Senator for Economics, Technology, and Research of Berlin
- In office December 1, 2011 – September 11, 2012

Personal details
- Born: March 11, 1962 (age 64) Augsburg
- Party: CDU
- Occupation: Politician

= Sybille von Obernitz =

German politician

Sybille von Obernitz (March 11, 1962, in Augsburg) is a German economist and politician. She served as the Senator for Economics, Technology, and Research in Berlin from December 1, 2011, until September 11, 2012, upon the recommendation of the CDU.

== Early life ==
Von Obernitz completed her high school education in 1981 at the Anna Barbara von Stetten Institute in Augsburg. Later, she studied Political Science, History, and later Economics from 1981 to 1987 in Freiburg and Munich, graduating with a degree in economics from the University of Freiburg in 1987.

== Career ==
After completing her studies, Sybille von Obernitz initially worked as a consultant in the fields of economics and executive management at the Augsburg Chamber of Industry and Commerce. In 1997, she moved to Berlin with her family for personal reasons. There, she worked for approximately three years, initially as a personal consultant to the president and CEO of the Berlin Chamber of Commerce and Industry. From 2001 to 2003, she headed the department of education and science policy.

In 2004, she transitioned to the German Association of Chambers of Industry and Commerce (DIHK), where she led the area of vocational education and education policy from July 2005 until her appointment as a senator. From 2004 until her departure from DIHK, Sybille von Obernitz was a member of the Main Committee of the Federal Institute for Vocational Education and Training (BiBB), advising the federal government on 'fundamental issues of vocational training.' In 2010, von Obernitz was also a member of the Federal Youth Council. From January 1, 2016, until February 28, 2021, von Obernitz served as the CEO of the Chamber of Industry and Commerce Kassel-Marburg.

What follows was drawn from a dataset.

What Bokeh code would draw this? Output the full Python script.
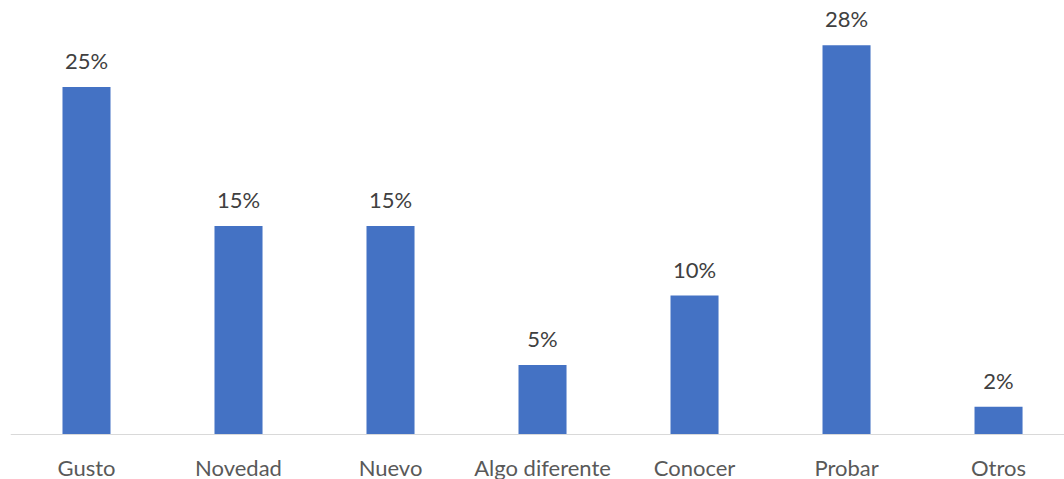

On December 1, 2011, Sybille von Obernitz was appointed as the Senator for Economics, Technology, and Research of the State of Berlin. In the summer of 2012, Obernitz faced heavy criticism for the announcement of the position of CEO at Messe Berlin, which was released without involvement from the supervisory board. As a result, CDU state chairman Frank Henkel deemed further cooperation no longer viable, leading Sybille von Obernitz to request resignation on September 8, 2012. She justified her resignation by citing insufficient support. The governing mayor Klaus Wowereit dismissed the senator from her position on September 11, 2012, thereby enabling her to receive transitional benefits.